The battle lines are drawn.

Lining up in support of Prop 19 are dozens of (mostly) retired law enforcement figures, including former San Jose Police Chief Joe McNamara and former Seattle Police Chief Norm Stamper, as well as Law Enforcement Against Prohibition and the National Black Police Association; four California US congressmen; dozens of state and local elected officials; local ACLU chapters; the California NAACP; the California Libertarian Party, the California Green Party; the California Young Democrats and many local Democratic groups; the Republican Liberty Caucus; organized labor groups, including the SEIU of California, the Western States UFCW, the longshoremen, and various union locals; clergy, including the California Council of Churches IMPACT and the Interfaith Drug Policy Initiative; economist Dr. Jeffrey Miron; and a number of physicians, including former US Surgeon General Joyce Elders. California's burgeoning professional cannabis community has moved Prop 19 forward, with supporters including the Harborside Health Center, the Berkeley Patients Group, and the initiative's primary sponsor, Oaksterdam's Richard Lee.

On the other side are the usual suspects: The California Narcotics Officers' Association, the California Association of Highway Patrolmen, the California Police Chiefs Association, the California Correctional Supervisors Organization, the California Peace Officers Association, the California District Attorney Association, and local police associations. They are joined by all federal drug czars past and present, past and present DEA administrators, both California US senators and most of the congressional delegation, most newspaper editorial boards, the California Chamber of Commerce, Mothers Against Drunk Driving, the California Beer and Beverage Distributors (who chipped in $10,000 to

Public Safety First, a political action committee created to oppose Prop 19), Californians for a Drug-Free Youth, DARE America, and other anti-drug organizations.

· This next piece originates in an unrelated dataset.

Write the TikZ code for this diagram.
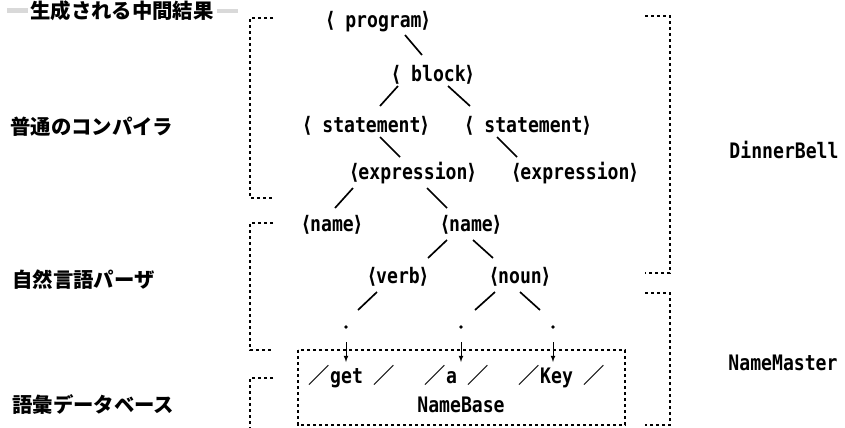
\documentclass[tikz,border=0pt]{standalone}
\usepackage{fontspec}
\setmonofont{DejaVu Sans Mono}[FakeStretch=0.85]
\newfontfamily\jp{Noto Sans CJK JP}
\newfontfamily\brk{DejaVu Sans}[FakeStretch=0.85]
\newcommand{\ang}[1]{{\brk ⟨}#1{\brk ⟩}}

\tikzset{
  tok/.style={anchor=base, inner sep=0pt, font=\fontsize{18.2pt}{20pt}\selectfont\ttfamily\bfseries},
  jlabel/.style={anchor=west, inner sep=0pt, font=\fontsize{17.4pt}{20pt}\selectfont\jp\bfseries},
  branch/.style={line width=0.5mm},
  frame/.style={line width=0.35mm, dash pattern=on 1mm off 0.8mm},
  leaf/.style={circle, fill, inner sep=0pt, minimum size=1.1mm},
}

\begin{document}
\begin{tikzpicture}[x=0.3mm,y=-0.3mm,>=latex]
    \useasboundingbox (0,0) rectangle (845,427);

    % heading
    \fill[gray!30] (7,8) rectangle (28,13);
    \fill[gray!30] (217,9) rectangle (238,13);
    \node[jlabel] (title) at (30,11) {生成される中間結果};

    % layer names
    \node[jlabel] (comp) at (10,127) {普通のコンパイラ};
    \node[jlabel] (nlp) at (12,280) {自然言語パーザ};
    \node[jlabel] (vocab) at (12,405) {語彙データベース};
    \node[tok] (bell) at (784,158) {DinnerBell};
    \node[tok] (master) at (783,370) {NameMaster};

    % tree
    \node[tok] (prog) at (378,27) {\ang{ program}};
    \node[tok] (block) at (433,81) {\ang{ block}};
    \node[tok] (stmtL) at (366,132) {\ang{ statement}};
    \node[tok] (stmtR) at (528,132) {\ang{ statement}};
    \node[tok] (exprL) at (413,179) {\ang{expression}};
    \node[tok] (exprR) at (575,179) {\ang{expression}};
    \node[tok] (nameL) at (332,231) {\ang{name}};
    \node[tok] (nameR) at (471,231) {\ang{name}};
    \node[tok] (verb) at (398,283) {\ang{verb}};
    \node[tok] (noun) at (520,283) {\ang{noun}};
    \node[leaf] (dGet) at (346,327) {};
    \node[leaf] (dA) at (461,327) {};
    \node[leaf] (dKey) at (553,327) {};

    \draw[branch] ([shift={(27,8)}]prog.base) -- ([shift={(-11,-26)}]block.base);
    \draw[branch] ([shift={(-35,5)}]block.base) -- ([shift={(14,-26)}]stmtL.base);
    \draw[branch] ([shift={(15,5)}]block.base) -- ([shift={(-58,-26)}]stmtR.base);
    \draw[branch] ([shift={(14,5)}]stmtL.base) -- ([shift={(-13,-22)}]exprL.base);
    \draw[branch] ([shift={(-31,5)}]stmtR.base) -- ([shift={(-58,-22)}]exprR.base);
    \draw[branch] ([shift={(-60,9)}]exprL.base) -- ([shift={(3,-23)}]nameL.base);
    \draw[branch] ([shift={(14,9)}]exprL.base) -- ([shift={(-24,-23)}]nameR.base);
    \draw[branch] ([shift={(-24,9)}]nameR.base) -- ([shift={(30,-25)}]verb.base);
    \draw[branch] ([shift={(2,9)}]nameR.base) -- ([shift={(-27,-25)}]noun.base);
    \draw[branch] ([shift={(-21,9)}]verb.base) -- ([shift={(12,-17)}]dGet.center);
    \draw[branch] ([shift={(-25,9)}]noun.base) -- ([shift={(14,-17)}]dA.center);
    \draw[branch] ([shift={(0,9)}]noun.base) -- ([shift={(-13,-17)}]dKey.center);

    % words in the database
    \node[tok] (wGet) at (352,383) {{\jp ／}get {\jp ／}};
    \node[tok] (wA) at (457,383) {{\jp ／}a {\jp ／}};
    \node[tok] (wKey) at (562,383) {{\jp ／}Key {\jp ／}};
    \node[tok] (base) at (461,412) {NameBase};

    \draw[->, thick] ([yshift=-4.5mm]dGet.center) -- ([shift={(-6,-21)}]wGet.base);
    \draw[->, thick] ([yshift=-4.5mm]dA.center) -- ([shift={(4,-21)}]wA.base);
    \draw[->, thick] ([yshift=-4.5mm]dKey.center) -- ([shift={(-9,-21)}]wKey.base);

    % layer brackets
    \draw[frame] (273,18) -- (250,18) -- (250,198) -- (273,198);
    \draw[frame] (273,223) -- (250,223) -- (250,350) -- (273,350);
    \draw[frame] (273,378) -- (250,378) -- (250,430);
    \draw[frame] (645,16) -- (670,16) -- (670,273) -- (645,273);
    \draw[frame] (645,293) -- (670,293) -- (670,425) -- (645,425);
    \draw[frame] (298,350) rectangle (625,425);
\end{tikzpicture}
\end{document}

But given marijuana's increasing popular acceptance, legalization foes aren't getting much traction anymore with "marijuana is the devil's drug" messages. Instead, they are forced into tangential attacks: Prop 19 will lead to more drugged driving; it will lead to workers high on the job, they say. It won't earn tax revenues because everyone will grow his own. It will create a "regulatory nightmare." Jacob Sullum at Reason magazine and veteran expert activist and Prop 19 steering committee member Chris Conrad's Prop 19 Fact Check and Rumor Control web page both do a thorough job of debunking those claims.

The opposition so far has been relatively low profile -- because it doesn't have any money. According to campaign contribution data at the California Secretary of State's office, Public Safety First has only managed to raise $178,000 to oppose Prop 19 this year, and more significantly, only has $54,000 in the bank right now. That's not enough to bankroll any kind of media campaign in the nation's most populous state.

That's a change from the past, when foes of drug reform initiatives could count on big money from special interests, as was the case in 2008, when a sentencing reform initiative that appeared headed for victory went down in flames after a big injection of funds from the powerful and wealthy prison guards' union. This year, the prison guards and their pile of cash are sitting it out.